Ao is an outer main belt asteroid in a heliocentric orbit with a semi-major axis of about 3.2 AU in a relatively circular orbit with an eccentricity of 0.09 and an inclination of about 9 degrees. It orbits the Sun every 5.8 years.

==Discovery and naming==

Animation of the blinking images of asteroid 697402 Ao.

The first observation of Ao was on 25 March 2006 by Mt. Lemmon Survey. The asteroid was also observed and reported in later years. It was only in late 2016 and 2017 that it was observed for multiple nights in a single opposition, which is how the Minor Planet Center determines the discovery opposition. These observations made using the Subaru Telescope were not reported until February 2024, through the web-based citizen science project Come On! Impacting ASteroids (COIAS). Between 2017 and 2024, other observations were also made, none of which provided multiple-night observations in a single opposition. Multiple astrometric measurement reports through the COIAS project belonging to observations dated 2017 therefore became the earliest reports of multiple-night observations of the asteroid within a single opposition, determining the discovery observations. The asteroid was located in these images by using a digital blinking and moving object detection method.

After the astrometric measurements belonging to 2017 observations were identified to belong to the same object, a provisional designation was assigned to the object. After its orbital uncertainty parameter dropped to 0, the asteroid was numbered (697402). Discovery credit was assigned to Subaru Telescope and later to the citizen science project COIAS.

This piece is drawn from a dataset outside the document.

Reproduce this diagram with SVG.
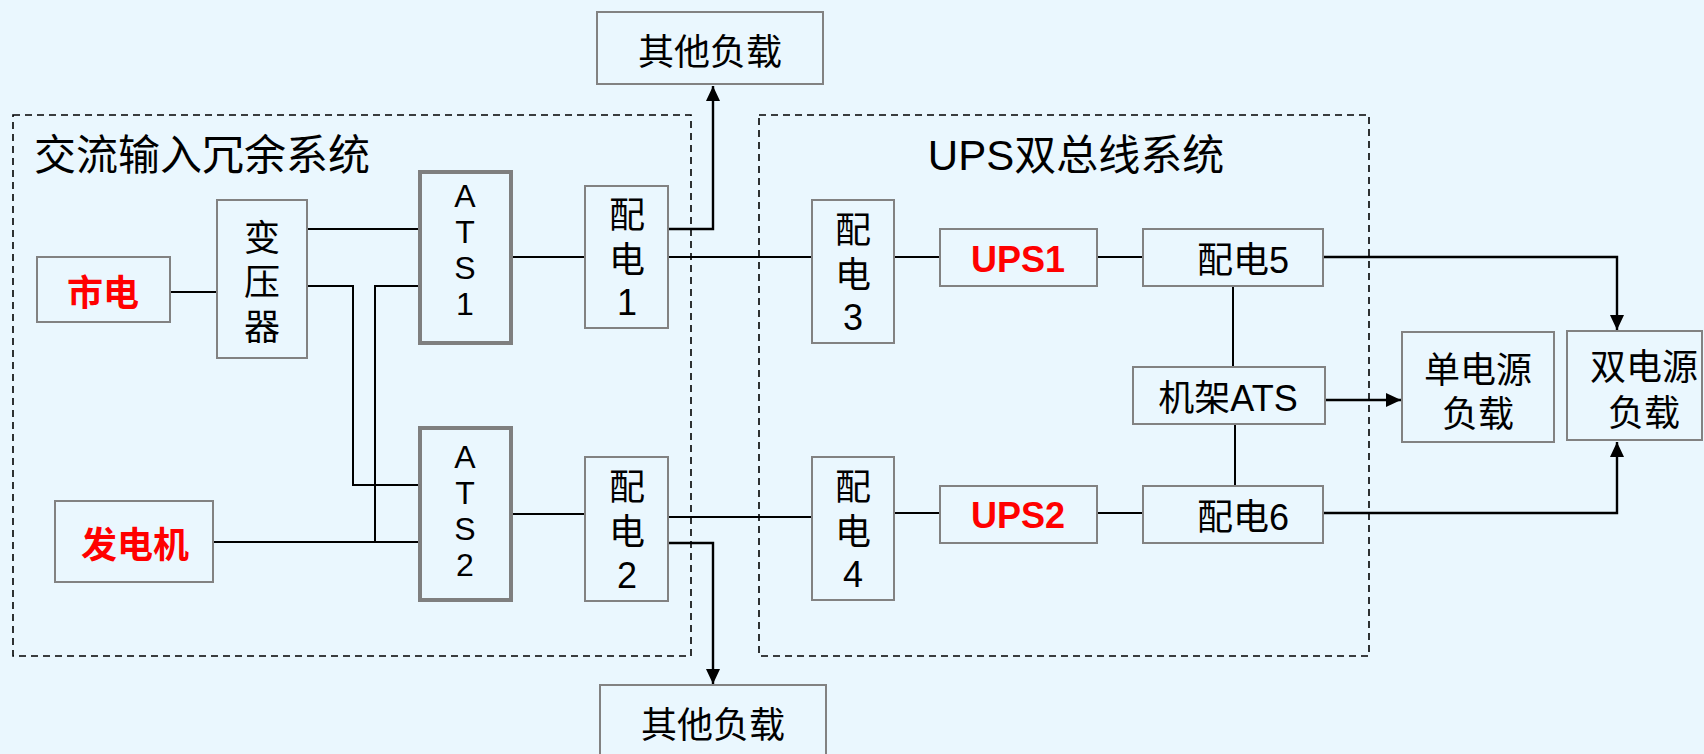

The COIAS development team and the citizen scientists who took part in the astrometric measurements of (697402) discussed the name. They decided to name the asteroid after the fictional character Ao Manaka, who appears as a main character in the manga and anime Asteroid in Love created by author Quro. This decision is explained in the naming citation as follows:

Ao Manaka is a character in the comic/animation Asteroid in Love created by Japanese manga artist Quro. Ao and her friends enjoy Earth Science Club activities in their high school with a dream of naming an asteroid "Ao". The work encouraged many readers to study Earth and planetary sciences with its accurate depiction of celestial objects and geology.